De esta manera, será posible la formulación de una política exterior que enfatice la fineza diplomática e incremente el “soft power” a través de una identidad superadora del conflicto convencional entendido en términos exclusivamente competitivos. Una perspectiva feminista permite envisionar la habilidad del Estado de actuar en concierto con otras naciones, independientemente del aumento del músculo militar. Consecuentemente, la mitigación de la anarquía del sistema internacional encuentra su lógica reproductora a partir de la premisa de “ser afuera lo que uno es hacia adentro”.

Entender a la vigencia y el respeto de los derechos humanos como uno de los valores intangibles de la política exterior coadyuva a anidar la experiencia del caso argentino. Desde la restauración de la democracia se ha establecido cierta congruencia al respecto como política de estado tanto en su plano interno como en lo externo en el ámbito regional y multilateral. Es por ello que adoptar una matiz feminista a la consolidada tradición en materia de DD.HH solo aportaría mayores grados de autonomía y cohesión al posicionamiento de la Argentina como potencia mediana que oye y es oída en sus credenciales como impulsora de la paz internacional. Sin duda alguna, este objetivo ha de ser el propósito fundamental de la Dirección de la Mujer y Asuntos de Género de la Cancillería.

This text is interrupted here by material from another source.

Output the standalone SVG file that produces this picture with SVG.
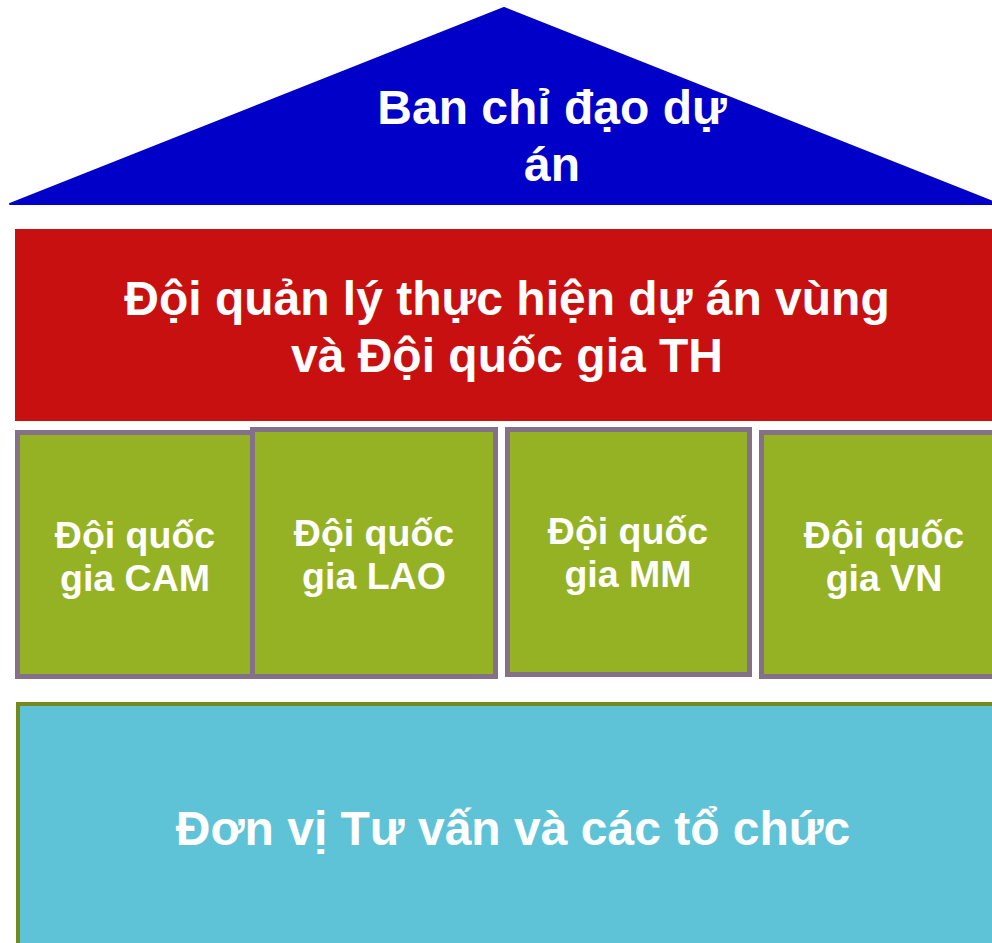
<svg xmlns="http://www.w3.org/2000/svg" width="992" height="943" viewBox="0 0 992 943">
<style>
.t{font-family:"Liberation Sans",Arial,sans-serif;font-weight:bold;fill:#FFFFFF;text-anchor:middle}
.big{font-size:48px}
.mid{font-size:37.5px}
.box{fill:#95B224;stroke:#85708A;stroke-width:5}
</style>
<rect width="992" height="943" fill="#FFFFFF"/>
<g id="steering">
<polygon points="504,8 998,204 10,204" fill="#0000C8" stroke="#0000C8" stroke-width="2" stroke-linejoin="round"/>
<text class="t big" x="552" y="124">Ban chỉ đạo dự</text>
<text class="t big" x="552" y="181">án</text>
</g>
<g id="regional">
<rect x="15" y="229" width="990" height="192" fill="#C81010"/>
<text class="t big" x="507" y="315">Đội quản lý thực hiện dự án vùng</text>
<text class="t big" x="507" y="372">và Đội quốc gia TH</text>
</g>
<g id="cam">
<rect class="box" x="17.5" y="432.5" width="236" height="244"/>
<text class="t mid" x="135" y="548">Đội quốc</text>
<text class="t mid" x="135" y="591">gia CAM</text>
</g>
<g id="lao">
<rect class="box" x="252.5" y="429.5" width="243" height="247"/>
<text class="t mid" x="374" y="546">Đội quốc</text>
<text class="t mid" x="374" y="589">gia LAO</text>
</g>
<g id="mm">
<rect class="box" x="507.5" y="429.5" width="242" height="245"/>
<text class="t mid" x="628" y="544">Đội quốc</text>
<text class="t mid" x="628" y="587">gia MM</text>
</g>
<g id="vn">
<rect class="box" x="761.5" y="432.5" width="250" height="244"/>
<text class="t mid" x="884" y="548">Đội quốc</text>
<text class="t mid" x="884" y="591">gia VN</text>
</g>
<g id="consultants">
<rect x="18" y="704" width="990" height="260" fill="#5FC3D7" stroke="#748A1D" stroke-width="4"/>
<text class="t big" x="513" y="845">Đơn vị Tư vấn và các tổ chức</text>
</g>
<g id="connectors"/>
</svg>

En conclusión, la construcción de una identidad feminista alternativa a los paradigmas de hombre-estadista u hombre-guerrero en la política exterior permite vislumbrar mayores posibilidades de alcanzar consensos generalizados que denoten niveles razonables de justicia. En definitiva, tal como Simone de Beauvoir resaltaba, se trata de valorar la creación de vida y dar a luz a nuevos acuerdos como un imperativo que se yuxtapone al martirio de poner en riesgo la vida propia en un conflicto. Esto último, exige la inclusión de nuevos paradigmas en las relaciones internacionales que aclaren otras dimensiones y carices sobre el poder y su primacía.